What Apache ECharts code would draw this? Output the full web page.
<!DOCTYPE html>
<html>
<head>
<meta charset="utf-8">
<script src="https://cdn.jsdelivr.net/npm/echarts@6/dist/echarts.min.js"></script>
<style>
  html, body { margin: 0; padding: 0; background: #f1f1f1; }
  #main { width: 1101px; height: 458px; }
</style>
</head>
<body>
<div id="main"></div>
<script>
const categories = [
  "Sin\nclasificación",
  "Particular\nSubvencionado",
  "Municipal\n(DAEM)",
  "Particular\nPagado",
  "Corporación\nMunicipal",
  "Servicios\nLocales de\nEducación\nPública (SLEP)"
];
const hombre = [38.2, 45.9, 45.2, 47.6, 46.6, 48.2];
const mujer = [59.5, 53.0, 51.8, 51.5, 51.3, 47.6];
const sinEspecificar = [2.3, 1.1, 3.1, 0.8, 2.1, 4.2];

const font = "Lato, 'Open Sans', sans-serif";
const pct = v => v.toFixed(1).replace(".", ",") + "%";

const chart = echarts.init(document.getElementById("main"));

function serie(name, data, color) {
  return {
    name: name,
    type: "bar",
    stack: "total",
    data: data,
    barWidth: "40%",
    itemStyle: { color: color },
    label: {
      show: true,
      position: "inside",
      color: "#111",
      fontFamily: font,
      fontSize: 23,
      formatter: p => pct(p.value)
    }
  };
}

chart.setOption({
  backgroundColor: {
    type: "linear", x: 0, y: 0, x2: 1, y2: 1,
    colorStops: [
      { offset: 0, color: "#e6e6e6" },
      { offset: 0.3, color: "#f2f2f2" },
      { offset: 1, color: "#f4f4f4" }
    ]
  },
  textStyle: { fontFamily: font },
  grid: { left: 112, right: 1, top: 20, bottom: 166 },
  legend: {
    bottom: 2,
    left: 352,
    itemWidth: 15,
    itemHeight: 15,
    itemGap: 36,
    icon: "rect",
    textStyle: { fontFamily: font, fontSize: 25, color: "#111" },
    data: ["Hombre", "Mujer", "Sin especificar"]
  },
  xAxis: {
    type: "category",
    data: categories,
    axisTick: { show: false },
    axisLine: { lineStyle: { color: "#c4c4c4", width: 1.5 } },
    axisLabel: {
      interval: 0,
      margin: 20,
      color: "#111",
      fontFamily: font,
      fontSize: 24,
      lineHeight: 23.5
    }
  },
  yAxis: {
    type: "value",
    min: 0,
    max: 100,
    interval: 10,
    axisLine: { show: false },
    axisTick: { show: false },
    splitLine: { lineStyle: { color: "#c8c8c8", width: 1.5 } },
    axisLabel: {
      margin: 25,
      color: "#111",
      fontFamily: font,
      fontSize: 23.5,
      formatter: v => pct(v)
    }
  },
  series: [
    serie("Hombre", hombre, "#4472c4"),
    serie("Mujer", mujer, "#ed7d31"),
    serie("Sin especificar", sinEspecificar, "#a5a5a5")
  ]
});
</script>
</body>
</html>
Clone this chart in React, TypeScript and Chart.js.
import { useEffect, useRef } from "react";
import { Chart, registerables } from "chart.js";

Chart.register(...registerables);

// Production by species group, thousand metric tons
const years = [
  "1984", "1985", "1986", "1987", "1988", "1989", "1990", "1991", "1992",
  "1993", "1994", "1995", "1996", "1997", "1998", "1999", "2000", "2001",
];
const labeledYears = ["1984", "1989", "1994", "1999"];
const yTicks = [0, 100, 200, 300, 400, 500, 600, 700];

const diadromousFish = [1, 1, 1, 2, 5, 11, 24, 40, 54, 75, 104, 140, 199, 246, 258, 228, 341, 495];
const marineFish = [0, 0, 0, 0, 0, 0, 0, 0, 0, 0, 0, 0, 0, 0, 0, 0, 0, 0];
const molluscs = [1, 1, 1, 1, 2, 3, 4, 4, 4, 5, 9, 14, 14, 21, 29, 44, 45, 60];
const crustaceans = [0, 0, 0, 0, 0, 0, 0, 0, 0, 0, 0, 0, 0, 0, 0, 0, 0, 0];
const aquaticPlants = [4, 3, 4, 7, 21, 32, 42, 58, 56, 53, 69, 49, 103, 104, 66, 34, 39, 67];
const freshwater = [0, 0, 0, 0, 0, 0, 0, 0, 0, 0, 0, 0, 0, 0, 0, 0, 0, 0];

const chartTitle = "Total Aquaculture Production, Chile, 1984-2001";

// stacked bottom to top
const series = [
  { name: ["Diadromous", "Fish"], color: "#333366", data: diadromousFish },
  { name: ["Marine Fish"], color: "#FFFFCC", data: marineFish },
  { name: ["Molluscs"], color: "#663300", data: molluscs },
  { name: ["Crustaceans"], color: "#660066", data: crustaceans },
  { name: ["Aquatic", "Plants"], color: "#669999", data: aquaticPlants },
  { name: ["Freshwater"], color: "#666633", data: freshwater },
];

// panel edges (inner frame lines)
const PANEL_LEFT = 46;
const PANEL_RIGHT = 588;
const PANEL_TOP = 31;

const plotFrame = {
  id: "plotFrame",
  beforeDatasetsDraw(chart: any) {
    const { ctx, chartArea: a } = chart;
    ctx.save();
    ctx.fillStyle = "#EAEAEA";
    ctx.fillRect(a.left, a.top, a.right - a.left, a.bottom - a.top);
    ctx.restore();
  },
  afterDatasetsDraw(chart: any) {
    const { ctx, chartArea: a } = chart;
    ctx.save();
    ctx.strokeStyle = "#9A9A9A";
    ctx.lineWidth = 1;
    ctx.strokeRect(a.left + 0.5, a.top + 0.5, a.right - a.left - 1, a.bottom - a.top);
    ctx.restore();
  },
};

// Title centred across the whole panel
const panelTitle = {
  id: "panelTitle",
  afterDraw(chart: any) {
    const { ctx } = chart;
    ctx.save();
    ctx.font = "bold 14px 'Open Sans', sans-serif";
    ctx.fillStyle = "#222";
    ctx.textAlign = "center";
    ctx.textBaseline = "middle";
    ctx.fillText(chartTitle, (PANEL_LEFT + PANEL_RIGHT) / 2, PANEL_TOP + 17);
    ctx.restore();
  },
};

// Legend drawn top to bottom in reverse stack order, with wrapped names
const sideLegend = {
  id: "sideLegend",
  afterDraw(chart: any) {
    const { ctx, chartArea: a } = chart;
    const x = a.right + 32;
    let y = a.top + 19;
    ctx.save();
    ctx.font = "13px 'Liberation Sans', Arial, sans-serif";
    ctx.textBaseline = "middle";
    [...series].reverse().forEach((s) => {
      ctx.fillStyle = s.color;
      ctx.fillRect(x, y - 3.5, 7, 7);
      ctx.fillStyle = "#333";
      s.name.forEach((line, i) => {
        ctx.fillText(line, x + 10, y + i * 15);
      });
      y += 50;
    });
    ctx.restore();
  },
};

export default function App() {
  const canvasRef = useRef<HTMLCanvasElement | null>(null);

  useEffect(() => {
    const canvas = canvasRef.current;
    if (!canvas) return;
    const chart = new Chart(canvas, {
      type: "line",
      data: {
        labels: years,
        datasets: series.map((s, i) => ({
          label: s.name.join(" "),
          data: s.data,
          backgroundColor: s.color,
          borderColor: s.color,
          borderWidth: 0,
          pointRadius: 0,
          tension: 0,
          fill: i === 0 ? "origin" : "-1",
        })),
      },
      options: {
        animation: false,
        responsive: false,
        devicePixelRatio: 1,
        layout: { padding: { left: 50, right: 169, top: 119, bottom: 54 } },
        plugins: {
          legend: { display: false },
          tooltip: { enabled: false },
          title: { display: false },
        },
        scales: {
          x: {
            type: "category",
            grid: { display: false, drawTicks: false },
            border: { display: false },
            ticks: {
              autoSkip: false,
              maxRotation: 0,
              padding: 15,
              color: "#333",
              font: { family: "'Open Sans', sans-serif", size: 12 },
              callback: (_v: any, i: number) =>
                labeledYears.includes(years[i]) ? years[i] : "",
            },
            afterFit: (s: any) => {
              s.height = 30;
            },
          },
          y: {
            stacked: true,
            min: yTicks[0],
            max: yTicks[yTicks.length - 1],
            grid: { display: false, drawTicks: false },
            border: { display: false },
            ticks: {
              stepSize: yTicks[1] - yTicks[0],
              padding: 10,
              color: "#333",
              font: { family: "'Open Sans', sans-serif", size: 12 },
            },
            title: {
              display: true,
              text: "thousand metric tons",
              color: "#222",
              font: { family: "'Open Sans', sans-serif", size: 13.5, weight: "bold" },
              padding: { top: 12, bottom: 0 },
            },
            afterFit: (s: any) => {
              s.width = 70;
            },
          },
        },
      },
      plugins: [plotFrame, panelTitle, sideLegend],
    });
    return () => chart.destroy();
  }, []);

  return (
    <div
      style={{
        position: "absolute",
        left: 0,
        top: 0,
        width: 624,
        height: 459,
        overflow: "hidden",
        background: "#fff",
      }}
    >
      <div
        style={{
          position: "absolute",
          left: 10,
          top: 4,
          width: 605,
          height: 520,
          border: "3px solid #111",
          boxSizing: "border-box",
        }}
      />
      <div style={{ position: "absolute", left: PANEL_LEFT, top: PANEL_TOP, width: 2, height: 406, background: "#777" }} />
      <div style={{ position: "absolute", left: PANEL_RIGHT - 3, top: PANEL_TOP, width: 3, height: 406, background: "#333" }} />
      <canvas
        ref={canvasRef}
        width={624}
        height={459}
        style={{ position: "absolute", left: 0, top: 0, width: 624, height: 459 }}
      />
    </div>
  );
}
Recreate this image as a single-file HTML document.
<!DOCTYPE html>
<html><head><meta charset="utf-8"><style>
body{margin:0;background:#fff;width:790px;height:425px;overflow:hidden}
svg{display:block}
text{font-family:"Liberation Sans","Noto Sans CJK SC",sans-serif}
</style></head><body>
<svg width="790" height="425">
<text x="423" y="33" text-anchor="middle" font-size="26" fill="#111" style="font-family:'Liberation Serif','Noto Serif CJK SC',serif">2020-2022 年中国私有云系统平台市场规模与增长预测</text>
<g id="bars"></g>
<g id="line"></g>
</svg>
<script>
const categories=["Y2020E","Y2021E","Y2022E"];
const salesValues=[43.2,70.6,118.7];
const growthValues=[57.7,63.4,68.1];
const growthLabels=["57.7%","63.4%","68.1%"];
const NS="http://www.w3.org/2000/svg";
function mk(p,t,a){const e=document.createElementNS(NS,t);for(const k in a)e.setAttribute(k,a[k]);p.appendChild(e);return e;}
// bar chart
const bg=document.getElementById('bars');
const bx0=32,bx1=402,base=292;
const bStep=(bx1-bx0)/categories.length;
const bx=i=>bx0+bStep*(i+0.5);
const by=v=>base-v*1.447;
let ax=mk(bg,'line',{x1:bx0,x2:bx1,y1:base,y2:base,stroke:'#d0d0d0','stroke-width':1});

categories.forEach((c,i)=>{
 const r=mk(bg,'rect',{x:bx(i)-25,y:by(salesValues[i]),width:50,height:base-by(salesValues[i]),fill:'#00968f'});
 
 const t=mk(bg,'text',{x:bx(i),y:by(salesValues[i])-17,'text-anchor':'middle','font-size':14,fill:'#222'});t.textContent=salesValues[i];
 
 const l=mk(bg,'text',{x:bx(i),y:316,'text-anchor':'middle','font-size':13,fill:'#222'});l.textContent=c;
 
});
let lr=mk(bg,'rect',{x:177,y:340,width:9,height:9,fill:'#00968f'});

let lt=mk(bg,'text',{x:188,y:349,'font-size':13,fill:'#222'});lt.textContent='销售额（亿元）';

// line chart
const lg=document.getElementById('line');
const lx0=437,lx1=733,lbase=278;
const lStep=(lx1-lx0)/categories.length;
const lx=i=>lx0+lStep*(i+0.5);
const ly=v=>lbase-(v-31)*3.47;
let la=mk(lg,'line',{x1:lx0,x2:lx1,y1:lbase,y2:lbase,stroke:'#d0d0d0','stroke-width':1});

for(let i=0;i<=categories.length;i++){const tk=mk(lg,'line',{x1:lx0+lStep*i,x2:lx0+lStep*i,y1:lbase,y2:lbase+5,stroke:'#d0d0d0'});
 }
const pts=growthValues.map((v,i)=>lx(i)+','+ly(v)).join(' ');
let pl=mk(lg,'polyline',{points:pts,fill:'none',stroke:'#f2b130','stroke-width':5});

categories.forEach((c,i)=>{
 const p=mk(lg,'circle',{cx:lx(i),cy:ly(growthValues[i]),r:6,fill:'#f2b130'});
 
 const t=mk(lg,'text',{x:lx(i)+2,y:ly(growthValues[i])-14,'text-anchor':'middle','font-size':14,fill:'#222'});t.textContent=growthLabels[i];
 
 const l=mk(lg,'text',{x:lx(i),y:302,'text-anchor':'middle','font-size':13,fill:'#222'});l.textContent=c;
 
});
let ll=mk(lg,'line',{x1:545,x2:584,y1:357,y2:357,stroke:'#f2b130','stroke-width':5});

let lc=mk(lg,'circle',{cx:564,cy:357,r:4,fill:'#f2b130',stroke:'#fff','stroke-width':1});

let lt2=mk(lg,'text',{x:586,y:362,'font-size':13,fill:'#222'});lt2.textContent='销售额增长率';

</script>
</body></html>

########

**TASK OBJECTIVE**
From the records above, pull out every line containing the word "document".

**TASK SOLUTION**
const chart = echarts.init(document.getElementById("main"));
Recreate this image as a single-file HTML document.
function mk(p,t,a){const e=document.createElementNS(NS,t);for(const k in a)e.setAttribute(k,a[k]);p.appendChild(e);return e;}
const bg=document.getElementById('bars');
const lg=document.getElementById('line');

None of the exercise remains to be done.